Member of the Minnesota Senate from the 27th and 29th district
- In office January 6, 1981 – January 5, 1987
- Preceded by: Howard Olson
- Succeeded by: Tracy Beckman

Member of the Minnesota House of Representatives from the 27B district
- In office January 7, 1975 – January 2, 1979
- Preceded by: Tom Hagedorn
- Succeeded by: David M. Jennings

Personal details
- Born: March 8, 1939 Fairmont, Minnesota, U.S.
- Died: February 3, 1994 (aged 54) Fairmont, Minnesota, U.S.
- Party: Republican
- Spouse(s): Sharon, Candace
- Children: 3
- Education: University of Minnesota (BS)
- Occupation: farmer, legislator

= Darrel Peterson =

American politician (1939–1994)

Darrel L. Peterson (March 8, 1939 – February 3, 1994) was a Minnesota politician and a member of the Minnesota House of Representatives and the Minnesota Senate.

==Background==
Born in Fairmont, Minnesota, Peterson grew up and farmed in the area, graduating from East Chain High School and, later, the University of Minnesota, from which he earned a B.S. in Agriculture. Prior to running for the House and Senate, he had been a member of the Fairmont and the East Chain school boards.

==Service in the Minnesota House and Senate==
A Republican, Peterson was first elected to the House in 1974, representing the old District 27B, and was re-elected in 1976. In 1980, he ran for the Senate, defeating incumbent Democrat Howard Olson. He was re-elected in 1982. He represented the old Senate districts 27 and 29, changing somewhat after the 1982 legislative redistricting. During his time in the legislature, he served all or portions of Blue Earth, Cottonwood, Faribault, Freeborn, Jackson, Martin, Nobles, Waseca and Watonwan counties in the southern part of the state.

Peterson was a member of the Commerce and Economic Development, Education, Health and Welfare, Labor-Management Relations, and Taxes committees in the House. Later, in the Senate, he was a member of the Education, Elections and Ethics, Energy and Housing, Judiciary, Public Utilities and State Regulated Industries, Taxes and Tax Laws committees. He also served on the Legislative Commission on Public Education.
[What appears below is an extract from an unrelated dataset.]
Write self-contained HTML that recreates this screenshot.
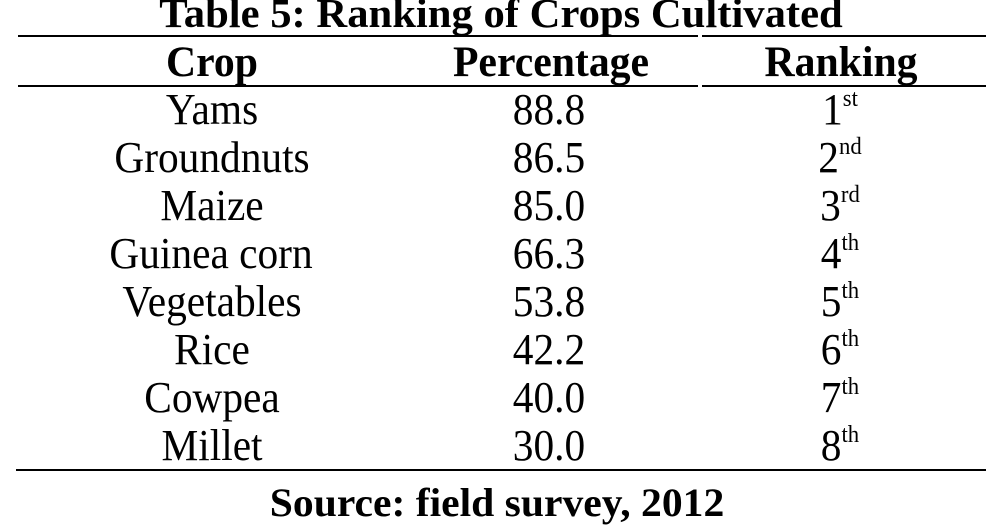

While in the Senate, Peterson also served on the Education subcommittees for Education Aids, for Educational Operation and Governance and for Post-Secondary and Higher Education, of the Energy and Housing Subcommittee for Research and Alternative Financing, of the Judiciary subcommittees for Criminal Law and for Judicial Administration, of the Public Utilities and State Regulated Industries Subcommittee for Public Utilities, and of the Taxes and Tax Laws subcommittees for Agricultural Property Tax and for Natural Resources Tax. His special legislative concerns included education, agriculture, and job development.

==Appointment to Minnesota Public Utilities Commission==
In 1986, Governor Rudy Perpich appointed Peterson to be a commissioner on the Minnesota Public Utilities Commission. He was a member of the commission until 1992, serving as its chair from 1990 to 1992.